The short film format is perhaps the most difficult. To create a world, convey a story and to leave the user wanting more while at the same time giving them a sense of the story being resolved is a difficult proposition in 90 minutes, much less 8 minutes (the run time of Muramasa.) That is precisely what Muramasa does.
There isn't much story you can fit in 8 minutes. Fortuneately the samurai genre is well suited to this, there is no need to explain a story as old as time. Motivations are simple for warriors; power. The protagonist, an unnamed samurai, finds a Muramasa katana and takes it up. Those of you familiar with the legend of Muromachi period swordsmith Muramasa Sengo and his demon blades may have some idea of what to expect. The rest of you read this; http://en.wikipedia.org/wiki/Muramasa.
The art in Muramasa may seem a bit rough to some, but resembles traditional wood block prints (木版画, moku hanga.) Though they weren't popularized until the Edo period, there is certainly an abundance of prints from the Muromachi period as it was the first means of mass production, preceding the printing press. By using this wealth of history as his backdrop Osamu Tezuka sends you back in time. There isn't a whole lot of animation in Muramasa, it's almost a picture drama. The style presented is nevertheless very atmospheric, and pretty unique from anything else in anime. My only criticism would be that the concept wasn't extended far enough. Character models don't seem to be based on traditional art and are somewhat bland.
The music immediately sets the tone for the film. Eerie Noh flute and other traditional Japanese instruments pervade the soundtrack. The tone and tempo follows closely with the action and creates a sense of mounting tension and intensity. The traditional music brings together the traditional art and story to create a fully immersive experience.
The film begins with the caption "A man with arms which can kill people like puppets is not aware that he himself has already become a puppet." It explores many themes related to war and mans desire for power. The unnamed samurai undergoes a spiritual, psychological, and physical transformation as he follows the path of the warrior. As he kills more men will he stay true to the path or will he become corrupted by power and the demon blade?

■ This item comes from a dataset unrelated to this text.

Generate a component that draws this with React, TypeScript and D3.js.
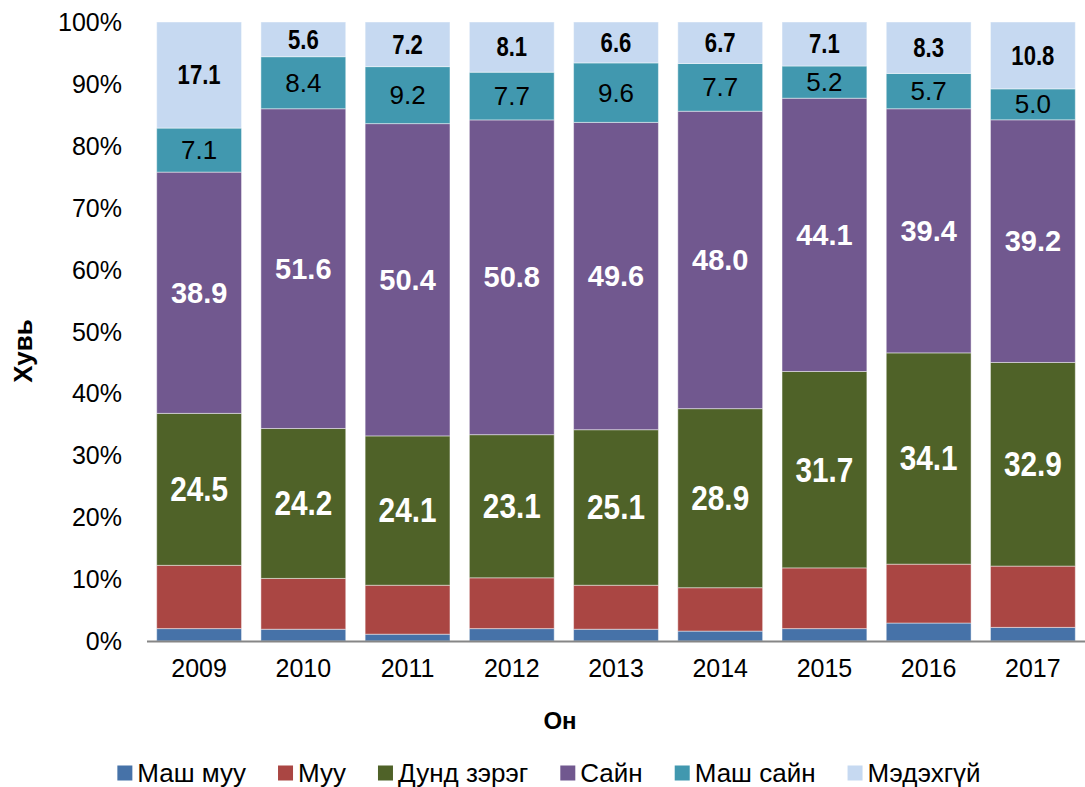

It's probably not apparent from watching, but Muramasa is actually a political metaphor. Tezuka was an outspoken critic of peace through nuclear deterrence, and Muramasa was made around the peak of cold war hysteria. Politics aside, there is no doubt in my mind that this is one of the best short films ever created. It no doubt takes some relevant information of Japanese history and culture to fully enjoy Muramasa, but if you are armed with that knowledge I'm sure you will appreciate this masterpiece.